▶ [TASK INSTRUCTIONS]
Everything from the first line of the data below through the line that contains "(sr1) -- (sr7);" should be written out exactly, please, and nothing more; the pictures stay out.
□ □ □ □ □ □ □
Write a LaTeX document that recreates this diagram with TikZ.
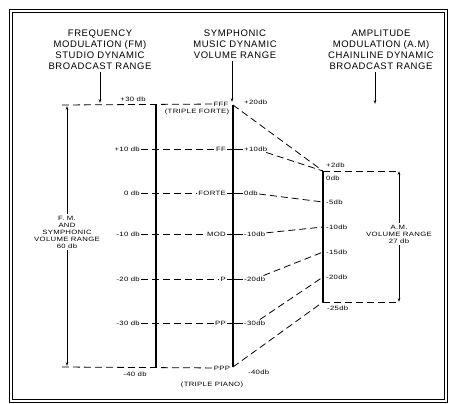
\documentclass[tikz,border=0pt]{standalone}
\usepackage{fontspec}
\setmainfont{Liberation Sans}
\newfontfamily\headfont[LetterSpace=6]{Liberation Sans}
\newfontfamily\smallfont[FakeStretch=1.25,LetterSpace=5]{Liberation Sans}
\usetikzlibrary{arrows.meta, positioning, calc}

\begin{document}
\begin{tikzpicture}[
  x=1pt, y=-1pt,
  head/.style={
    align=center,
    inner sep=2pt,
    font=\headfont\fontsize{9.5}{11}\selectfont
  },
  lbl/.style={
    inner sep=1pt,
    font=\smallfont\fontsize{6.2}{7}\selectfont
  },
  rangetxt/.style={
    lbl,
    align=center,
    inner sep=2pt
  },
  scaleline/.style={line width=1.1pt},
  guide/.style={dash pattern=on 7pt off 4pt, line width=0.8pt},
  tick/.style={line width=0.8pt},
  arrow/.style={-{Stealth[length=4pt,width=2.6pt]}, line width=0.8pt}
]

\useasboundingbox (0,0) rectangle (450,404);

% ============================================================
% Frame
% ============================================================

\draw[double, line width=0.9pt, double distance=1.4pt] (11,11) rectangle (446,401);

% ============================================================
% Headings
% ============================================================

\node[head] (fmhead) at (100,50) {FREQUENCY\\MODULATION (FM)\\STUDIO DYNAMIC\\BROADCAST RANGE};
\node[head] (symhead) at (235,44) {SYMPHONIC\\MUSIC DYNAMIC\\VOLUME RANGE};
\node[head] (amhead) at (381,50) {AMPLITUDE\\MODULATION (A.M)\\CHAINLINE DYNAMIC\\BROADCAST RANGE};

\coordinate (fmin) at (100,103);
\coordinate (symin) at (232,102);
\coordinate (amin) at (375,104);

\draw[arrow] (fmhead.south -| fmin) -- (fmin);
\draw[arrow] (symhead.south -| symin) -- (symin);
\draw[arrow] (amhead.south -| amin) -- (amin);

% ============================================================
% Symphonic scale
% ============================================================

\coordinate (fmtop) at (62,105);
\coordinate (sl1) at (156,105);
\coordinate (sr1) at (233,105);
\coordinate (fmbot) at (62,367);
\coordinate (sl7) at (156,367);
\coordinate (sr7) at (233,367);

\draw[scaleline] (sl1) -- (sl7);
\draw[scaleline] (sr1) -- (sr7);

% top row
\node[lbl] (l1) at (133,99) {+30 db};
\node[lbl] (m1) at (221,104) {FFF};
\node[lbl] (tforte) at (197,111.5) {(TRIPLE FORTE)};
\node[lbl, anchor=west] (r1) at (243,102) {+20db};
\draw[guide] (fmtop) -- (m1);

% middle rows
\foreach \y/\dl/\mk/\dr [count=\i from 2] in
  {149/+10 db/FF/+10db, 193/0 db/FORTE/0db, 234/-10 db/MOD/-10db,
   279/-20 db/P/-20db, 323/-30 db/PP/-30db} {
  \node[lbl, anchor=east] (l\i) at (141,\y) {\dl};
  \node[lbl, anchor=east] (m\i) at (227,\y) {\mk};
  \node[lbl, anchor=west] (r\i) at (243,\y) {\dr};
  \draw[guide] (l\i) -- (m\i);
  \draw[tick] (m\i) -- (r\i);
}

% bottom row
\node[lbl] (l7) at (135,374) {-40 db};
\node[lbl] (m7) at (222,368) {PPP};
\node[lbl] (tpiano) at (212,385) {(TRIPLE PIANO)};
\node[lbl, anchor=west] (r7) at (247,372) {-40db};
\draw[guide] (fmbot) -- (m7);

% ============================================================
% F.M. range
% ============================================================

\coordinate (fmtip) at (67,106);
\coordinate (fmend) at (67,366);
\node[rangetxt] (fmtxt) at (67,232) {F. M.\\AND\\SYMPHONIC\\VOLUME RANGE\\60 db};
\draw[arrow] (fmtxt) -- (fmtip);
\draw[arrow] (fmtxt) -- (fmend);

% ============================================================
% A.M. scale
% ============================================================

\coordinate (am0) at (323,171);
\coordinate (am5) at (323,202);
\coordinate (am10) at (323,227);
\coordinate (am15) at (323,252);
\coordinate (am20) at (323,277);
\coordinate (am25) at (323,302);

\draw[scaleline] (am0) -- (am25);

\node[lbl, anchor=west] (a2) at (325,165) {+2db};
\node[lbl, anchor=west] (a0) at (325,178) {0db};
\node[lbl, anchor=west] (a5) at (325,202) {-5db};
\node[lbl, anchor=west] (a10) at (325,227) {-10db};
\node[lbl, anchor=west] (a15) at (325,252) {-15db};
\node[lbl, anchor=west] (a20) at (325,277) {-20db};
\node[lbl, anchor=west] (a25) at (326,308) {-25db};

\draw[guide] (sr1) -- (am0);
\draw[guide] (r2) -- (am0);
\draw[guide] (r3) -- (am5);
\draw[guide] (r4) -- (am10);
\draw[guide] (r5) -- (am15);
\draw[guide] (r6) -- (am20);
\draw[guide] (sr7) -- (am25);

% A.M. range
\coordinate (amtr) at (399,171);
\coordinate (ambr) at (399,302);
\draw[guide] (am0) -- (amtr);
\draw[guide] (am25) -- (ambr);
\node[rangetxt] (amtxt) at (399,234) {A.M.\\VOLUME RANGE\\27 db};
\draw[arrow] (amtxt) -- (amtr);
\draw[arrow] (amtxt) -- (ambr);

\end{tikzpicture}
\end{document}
□ □ □ □ □ □ □
▶ [SOLUTION FOR THIS PROBLEM]
Write a LaTeX document that recreates this diagram with TikZ.
\documentclass[tikz,border=0pt]{standalone}
\usepackage{fontspec}
\setmainfont{Liberation Sans}
\newfontfamily\headfont[LetterSpace=6]{Liberation Sans}
\newfontfamily\smallfont[FakeStretch=1.25,LetterSpace=5]{Liberation Sans}
\usetikzlibrary{arrows.meta, positioning, calc}

\begin{document}
\begin{tikzpicture}[
  x=1pt, y=-1pt,
  head/.style={
    align=center,
    inner sep=2pt,
    font=\headfont\fontsize{9.5}{11}\selectfont
  },
  lbl/.style={
    inner sep=1pt,
    font=\smallfont\fontsize{6.2}{7}\selectfont
  },
  rangetxt/.style={
    lbl,
    align=center,
    inner sep=2pt
  },
  scaleline/.style={line width=1.1pt},
  guide/.style={dash pattern=on 7pt off 4pt, line width=0.8pt},
  tick/.style={line width=0.8pt},
  arrow/.style={-{Stealth[length=4pt,width=2.6pt]}, line width=0.8pt}
]

\useasboundingbox (0,0) rectangle (450,404);

% ============================================================
% Frame
% ============================================================

\draw[double, line width=0.9pt, double distance=1.4pt] (11,11) rectangle (446,401);

% ============================================================
% Headings
% ============================================================

\node[head] (fmhead) at (100,50) {FREQUENCY\\MODULATION (FM)\\STUDIO DYNAMIC\\BROADCAST RANGE};
\node[head] (symhead) at (235,44) {SYMPHONIC\\MUSIC DYNAMIC\\VOLUME RANGE};
\node[head] (amhead) at (381,50) {AMPLITUDE\\MODULATION (A.M)\\CHAINLINE DYNAMIC\\BROADCAST RANGE};

\coordinate (fmin) at (100,103);
\coordinate (symin) at (232,102);
\coordinate (amin) at (375,104);

\draw[arrow] (fmhead.south -| fmin) -- (fmin);
\draw[arrow] (symhead.south -| symin) -- (symin);
\draw[arrow] (amhead.south -| amin) -- (amin);

% ============================================================
% Symphonic scale
% ============================================================

\coordinate (fmtop) at (62,105);
\coordinate (sl1) at (156,105);
\coordinate (sr1) at (233,105);
\coordinate (fmbot) at (62,367);
\coordinate (sl7) at (156,367);
\coordinate (sr7) at (233,367);

\draw[scaleline] (sl1) -- (sl7);
\draw[scaleline] (sr1) -- (sr7);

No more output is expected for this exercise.